We have the sub-bottom profiler running, it’s called a chirp and sounds like a very regular parakeet that gets more excited as the water gets shallower and cheeps more often. Right now it’s pretty deep and the chirp is kind of relaxed about it all, it’s also kind of useful on deck as after a while you get a good sense of how deep the water is.

My presentation went really well, lots of people were saying how much they enjoyed it. I think people just liked looking at pictures of green things so I had an advantage to start with. It was fun to do as well, I haven’t sat down and ordered my thoughts and some images for a while and it was nice to share stories of mud and hippo’s.

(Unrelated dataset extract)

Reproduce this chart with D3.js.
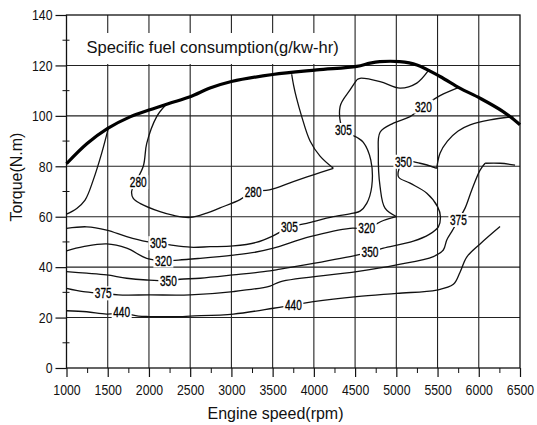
<!DOCTYPE html>
<html>
<head>
<meta charset="utf-8">
<script src="https://cdn.jsdelivr.net/npm/d3@7"></script>
<style>
  body { margin: 0; background: #fff; }
  svg { display: block; font-family: "Liberation Sans", Arial, sans-serif; }
</style>
</head>
<body>
<div id="chart"></div>
<script>
// ── Data ──────────────────────────────────────────────────────────────────
// Points are [engine speed rpm, torque N.m]
const speedTicks  = [1000, 1500, 2000, 2500, 3000, 3500, 4000, 4500, 5000, 5500, 6000, 6500];
const speedMinor  = [1250, 1750, 2250, 2750, 3250, 3750, 4250, 4750, 5250, 5750, 6250];
const torqueTicks = [0, 20, 40, 60, 80, 100, 120, 140];
const torqueMinor = [10, 30, 50, 70, 90, 110, 130];

// full-load (max torque) curve
const maxTorque = [[1000, 81], [1250, 89], [1500, 95], [1770, 99.6], [2000, 102.3], [2250, 105],
  [2500, 107.6], [2740, 111], [3000, 113.6], [3500, 116.4], [4035, 118.2], [4520, 119.6],
  [4680, 120.9], [4800, 121.5], [5040, 121.5], [5250, 120.2], [5530, 115.6], [5770, 111],
  [6015, 107], [6295, 101.7], [6500, 96.5]];

// iso-sfc lines, one array per drawn stroke (split where the pen turns a corner)
const sfc280a = [[1000, 61], [1124, 63.3], [1225, 66.6], [1325, 74.6], [1427, 85.2], [1507, 95]];
const sfc280b = [[2203, 104.3], [2094, 99.7], [1973, 89.1], [1931, 80], [1790, 70], [1810, 67.3],
  [1891, 65.3], [2134, 62], [2300, 60.5], [2498, 59.7], [2700, 61.4], [2862, 63.5], [3105, 66.8],
  [3263, 70], [3460, 70.6], [3751, 73.9], [3994, 76.6], [4236, 79.2]];
const sfc280c = [[4236, 79.2], [4075, 84], [3954, 90], [3850, 100], [3790, 107], [3755, 112], [3731, 116.5]];
const sfc305a = [[1000, 55.4], [1245, 56], [1487, 54.7], [1730, 52.1], [1973, 50.1], [2114, 49.5],
  [2255, 48.8], [2502, 47.9], [2741, 48.1], [3023, 48.4], [3300, 49.8], [3510, 52.5], [3703, 55.8],
  [3913, 57.4], [4236, 60], [4479, 61.4], [4560, 62.2], [4641, 65.3], [4702, 72], [4690, 82.5],
  [4600, 89.5], [4520, 91.5], [4358, 94.4], [4318, 103.7], [4439, 110.3], [4520, 114.3]];
const sfc305b = [[4520, 114.3], [4560, 114.9], [4803, 113.6], [5045, 111], [5248, 113], [5390, 118]];
const sfc320a = [[1000, 46.5], [1204, 48.1], [1487, 49.2], [1730, 47.5], [1973, 43.5], [2175, 42.6],
  [2356, 42.8], [2620, 43.5], [3023, 44.8], [3300, 46], [3509, 47.5], [3954, 52.1], [4439, 55.4],
  [4641, 55.4], [4843, 58.5], [5005, 60]];
const sfc320b = [[5005, 60], [4863, 63.4], [4803, 71.9], [4782, 85.2], [4803, 93.5], [4965, 97.1],
  [5167, 99.7], [5328, 103.7], [5530, 108], [5760, 111.3]];
const sfc350a = [[1000, 38.2], [1245, 37.6], [1487, 36.9], [1730, 35.6], [1973, 34.9], [2235, 34.6],
  [2377, 35.2], [2620, 35.6], [3023, 36.9], [3468, 38.5], [3590, 39.2], [3994, 41.5], [4520, 44.8],
  [4681, 46.1], [4843, 47.5], [5207, 50.3], [5400, 53], [5510, 56], [5535, 60], [5500, 64],
  [5370, 69.3], [5167, 73.3], [5025, 75.9], [5086, 81.8], [5288, 81.2], [5490, 79.2]];
const sfc350b = [[5490, 79.2], [5530, 85.2], [5620, 90], [5750, 94], [5895, 96.4], [6137, 98.4], [6420, 99.7]];
const sfc375a = [[1000, 31.6], [1204, 30.3], [1446, 29.6], [1628, 29], [2013, 29], [2500, 29],
  [3023, 30.3], [3468, 32.5], [3590, 34.2], [4520, 38.2], [5005, 40.9], [5450, 44.2], [5570, 46.8],
  [5612, 50.8], [5672, 54.1], [5753, 58.7], [5834, 63.4], [5915, 70.6], [6016, 78.5], [6077, 81.2]];
const sfc375b = [[6077, 81.2], [6258, 81.2], [6440, 80.5]];
const sfc440 = [[1000, 22.7], [1245, 22.3], [1487, 21.4], [1689, 21.7], [1871, 20.6], [2000, 20.4],
  [2376, 20.4], [2500, 20.6], [3023, 21.4], [3509, 23.7], [3751, 25], [3994, 26.3], [4520, 28.3],
  [5005, 29.6], [5490, 30.9], [5692, 33.2], [5773, 38], [5854, 44], [6016, 49.2], [6258, 56.1]];

const sfcLines = [sfc280a, sfc280b, sfc280c, sfc305a, sfc305b, sfc320a, sfc320b,
  sfc350a, sfc350b, sfc375a, sfc375b, sfc440];

// in-line contour labels: [text, rpm, torque]
const sfcLabels = [
  ['280', 1870, 73.7], ['280', 3263, 70],
  ['305', 2114, 49.5], ['305', 3703, 55.8], ['305', 4358, 94.4],
  ['320', 2175, 42.6], ['320', 4641, 55.4], ['320', 5328, 103.7],
  ['350', 2235, 34.6], ['350', 4681, 46.1], ['350', 5086, 81.8],
  ['375', 1446, 29.6], ['375', 5753, 58.7],
  ['440', 1669, 22.3], ['440', 3751, 25]
];

// ── Layout ───────────────────────────────────────────────────────────────
const W = 537, H = 425;
const M = { top: 15, right: 17, bottom: 57, left: 66.5 };
const iw = W - M.left - M.right;
const ih = H - M.top - M.bottom;

const x = d3.scaleLinear().domain([1000, 6500]).range([0, iw]);
const y = d3.scaleLinear().domain([0, 140]).range([ih, 0]);

const svg = d3.select('#chart').append('svg').attr('width', W).attr('height', H);
const g = svg.append('g').attr('transform', `translate(${M.left},${M.top})`);

// ── Grid ─────────────────────────────────────────────────────────────────
g.append('g')
  .selectAll('line').data(speedTicks.slice(1, -1)).join('line')
    .attr('x1', d => x(d)).attr('x2', d => x(d))
    .attr('y1', 0).attr('y2', ih)
    .attr('stroke', '#222').attr('stroke-width', 1.1);
g.append('g')
  .selectAll('line').data(torqueTicks.slice(1, -1)).join('line')
    .attr('x1', 0).attr('x2', iw)
    .attr('y1', d => y(d)).attr('y2', d => y(d))
    .attr('stroke', '#222').attr('stroke-width', 1.1);

// white box behind the title interrupts the grid
g.append('rect')
  .attr('x', 12).attr('y', 18).attr('width', 270).attr('height', 31)
  .attr('fill', '#fff');

g.append('rect')
  .attr('width', iw).attr('height', ih)
  .attr('fill', 'none').attr('stroke', '#111').attr('stroke-width', 1.3);

// ── Axes ─────────────────────────────────────────────────────────────────
function narrow(sel, sx) {
  sel.selectAll('text').each(function () {
    const t = d3.select(this);
    const tx = +t.attr('x') || 0;
    const ty = +t.attr('y') || 0;
    t.attr('x', 0).attr('y', 0)
      .attr('transform', `translate(${tx},${ty}) scale(${sx},1)`);
  });
}

const xAxis = g.append('g').attr('transform', `translate(0,${ih})`)
  .call(d3.axisBottom(x).tickValues(speedTicks).tickSize(9).tickPadding(7).tickFormat(d3.format('d')))
  .call(a => a.select('.domain').remove());
xAxis.selectAll('line').attr('stroke', '#111').attr('stroke-width', 1.2);
xAxis.selectAll('text').attr('font-size', 15).attr('fill', '#111')
  .attr('font-family', '"Liberation Sans", Arial, sans-serif');
narrow(xAxis, 0.82);

g.append('g').attr('transform', `translate(0,${ih})`)
  .call(d3.axisBottom(x).tickValues(speedMinor).tickSize(5).tickFormat(''))
  .call(a => a.select('.domain').remove())
  .selectAll('line').attr('stroke', '#111');

const yAxis = g.append('g')
  .call(d3.axisLeft(y).tickValues(torqueTicks).tickSize(11).tickPadding(3))
  .call(a => a.select('.domain').remove());
yAxis.selectAll('line').attr('stroke', '#111').attr('stroke-width', 1.2);
yAxis.selectAll('text').attr('font-size', 15).attr('fill', '#111')
  .attr('font-family', '"Liberation Sans", Arial, sans-serif');
narrow(yAxis, 0.82);

g.append('g')
  .selectAll('line').data(torqueMinor).join('line')
    .attr('x1', -4).attr('x2', 3)
    .attr('y1', d => y(d)).attr('y2', d => y(d))
    .attr('stroke', '#111');

// ── Contours ─────────────────────────────────────────────────────────────
const line = d3.line()
  .x(d => x(d[0])).y(d => y(d[1]))
  .curve(d3.curveCatmullRom.alpha(0.5));

g.append('g')
  .selectAll('path').data(sfcLines).join('path')
    .attr('d', line)
    .attr('fill', 'none').attr('stroke', '#111').attr('stroke-width', 1.3)
    .attr('stroke-linejoin', 'round');

g.append('path').datum(maxTorque)
  .attr('d', line)
  .attr('fill', 'none').attr('stroke', '#000').attr('stroke-width', 3.2)
  .attr('stroke-linejoin', 'round');

// ── Contour labels ───────────────────────────────────────────────────────
const lab = g.append('g').selectAll('g').data(sfcLabels).join('g')
  .attr('transform', d => `translate(${x(d[1])},${y(d[2])})`);
lab.append('rect')
  .attr('x', -10).attr('y', -7).attr('width', 20).attr('height', 14)
  .attr('fill', '#fff');
lab.append('text')
  .attr('transform', 'scale(0.72,1)')
  .attr('text-anchor', 'middle').attr('dy', '0.36em')
  .attr('font-size', 14).attr('fill', '#000')
  .attr('stroke', '#000').attr('stroke-width', 0.35)
  .text(d => d[0]);

// ── Titles ───────────────────────────────────────────────────────────────
g.append('text')
  .attr('x', 20).attr('y', 38)
  .attr('font-size', 16.5).attr('fill', '#111')
  .text('Specific fuel consumption(g/kw-hr)');

svg.append('text')
  .attr('x', 275.5).attr('y', 419)
  .attr('text-anchor', 'middle')
  .attr('font-size', 16).attr('fill', '#111')
  .text('Engine speed(rpm)');

svg.append('text')
  .attr('transform', 'translate(22,177) rotate(-90)')
  .attr('text-anchor', 'middle')
  .attr('font-size', 16).attr('fill', '#111')
  .text('Torque(N.m)');
</script>
</body>
</html>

Loving this rollicking, rolling, bucking ship life. A couple of years ago I was reading these peoples journal articles, dreaming of fieldwork campaigns that involved icebreakers, Arctic voyages and deep sea cores, polar bears, snow scooters, rifles and hot water ice drills. Now I’m having breakfast with them, the scientists not the Polar Bears (and lunch and dinner and fika!) and discussing methane sampling, salinity profiles and the potential impact of a catastrophic thawing of gas hydrates on climate change. This is going to be one of those research trips that gets written about for years and is way past the pinching oneself end of the scale.
All in all having an awesome time and we haven’t even started doing the coring yet. Tomorrow is the first station and it’ll definitely be chaotic and muddy and cold and tiring and hopefully fun.